Take the inside linebacker position, for example. Nate Landman is locked into one spot but his partner is yet to be chosen. Jon Van Diest brings the most experience to the table, while younger players like Mister Williams, Marvin Ham and Quinn Perry could challenge him. Robert Barnes, who transferred to Colorado from Oklahoma this offseason, is the most likely challenger.
Barnes was a safety in high school but put on some weight and switched to linebacker. As a former safety, his coverage skills should be very good for a linebacker.
Van Diest, meanwhile, is a tackle-first linebacker.
So, instead of choosing just one, why not rotate them based on the situation?

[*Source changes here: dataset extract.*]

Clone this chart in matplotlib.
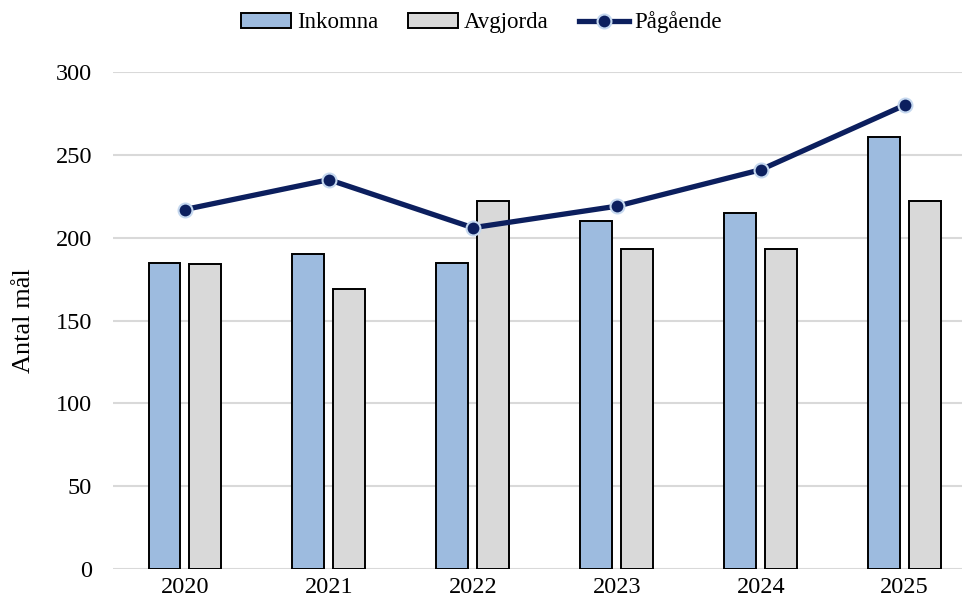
import matplotlib
matplotlib.use("Agg")
import matplotlib.pyplot as plt
import numpy as np
from matplotlib.lines import Line2D
from matplotlib.patches import Patch

years = ["2020", "2021", "2022", "2023", "2024", "2025"]
inkomna = [185, 190, 185, 210, 215, 261]
avgjorda = [184, 169, 222, 193, 193, 222]
pagaende = [217, 235, 206, 219, 241, 280]

plt.rcParams['font.family'] = ['Liberation Serif', 'DejaVu Serif']

fig = plt.figure(figsize=(9.63, 6.08), dpi=100)
ax = fig.add_axes([0.1173, 0.0641, 0.882, 0.8175])

x = np.arange(len(years))
off = 0.142
w = 0.222
ax.bar(x - off, inkomna, w, color='#9dbbdf', edgecolor='black', linewidth=1.4, zorder=3)
ax.bar(x + off, avgjorda, w, color='#d9d9d9', edgecolor='black', linewidth=1.4, zorder=3)
ax.plot(x, pagaende, color='#0c1f5e', linewidth=3.8, marker='o', markersize=10,
        markerfacecolor='#0c1f5e', markeredgecolor='#c5d8ef', markeredgewidth=1.5, zorder=4)

ax.set_ylim(0, 300)
ax.set_yticks(range(0, 301, 50))
ax.set_xlim(-0.5, 5.4)
ax.set_xticks(x)
ax.set_xticklabels(years)
ax.tick_params(axis='both', labelsize=17.5, length=0)
ax.tick_params(axis='y', pad=15)
ax.tick_params(axis='x', pad=6)
ax.grid(axis='y', color='#d9d9d9', linewidth=1.5, zorder=0)
for s in ax.spines.values():
    s.set_visible(False)
ax.set_ylabel("Antal mål", fontsize=19, labelpad=15)

handles = [Patch(facecolor='#9dbbdf', edgecolor='black', linewidth=1.4),
           Patch(facecolor='#d9d9d9', edgecolor='black', linewidth=1.4),
           Line2D([0], [0], color='#0c1f5e', linewidth=3.8, marker='o', markersize=10,
                  markerfacecolor='#0c1f5e', markeredgecolor='#c5d8ef', markeredgewidth=1.5)]
fig.legend(handles, ["Inkomna", "Avgjorda", "Pågående"], loc='upper center',
           bbox_to_anchor=(0.5, 1.015), ncol=3, frameon=False, fontsize=16.5,
           handlelength=2.2, handleheight=0.6, handletextpad=0.25, columnspacing=1.3)

fig.savefig("out.png", dpi=100)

“We’re trying to get a lot of looks for a lot of different guys and make a good assessment at the linebacker positions,” Dorrell said. “We try to figure out what their skillset is, what are they really good, what are the things that we want to get our guys in position to do that they’re capable of performing.”
When all is said and done, Dorrell said that he’s trying to find three or four guys who can fill the linebacker role.
But there’s more.
What if you’re playing an offense that pounds the rock behind heavy personnel?
Well, you start by playing the best run-stopper at linebacker, which very well could be Van Diest, but then you put Barnes in the STAR position. While Barnes may not be a great run-stopper from the inside linebacker position, he’d be a stellar run-stopper from the STAR position, which is often played by safeties and cornerbacks.
“We have him at the (dime linebacker) position ring now but we know he can play outside and in the alleys as well,” Dorrell. “He has the versatility to be in a number of those positions.”
Versatility is what Dorrell is looking for from his players and from his schemes, and that’s true on the offensive side as well.
Dorrell said that he thought last year’s offense was a little “bland in terms of motion and shifts” so he and his staff spiced it up and spent the offseason teaching the team about the tweaks.
Those tweaks were on display Monday. Dorrell said the offense handled them well and that the defense was able to keep up.
“We’re trying to address the things we’re trying to get better at, that we didn’t show as much last year,” Dorrell said. “It was a good start for that.”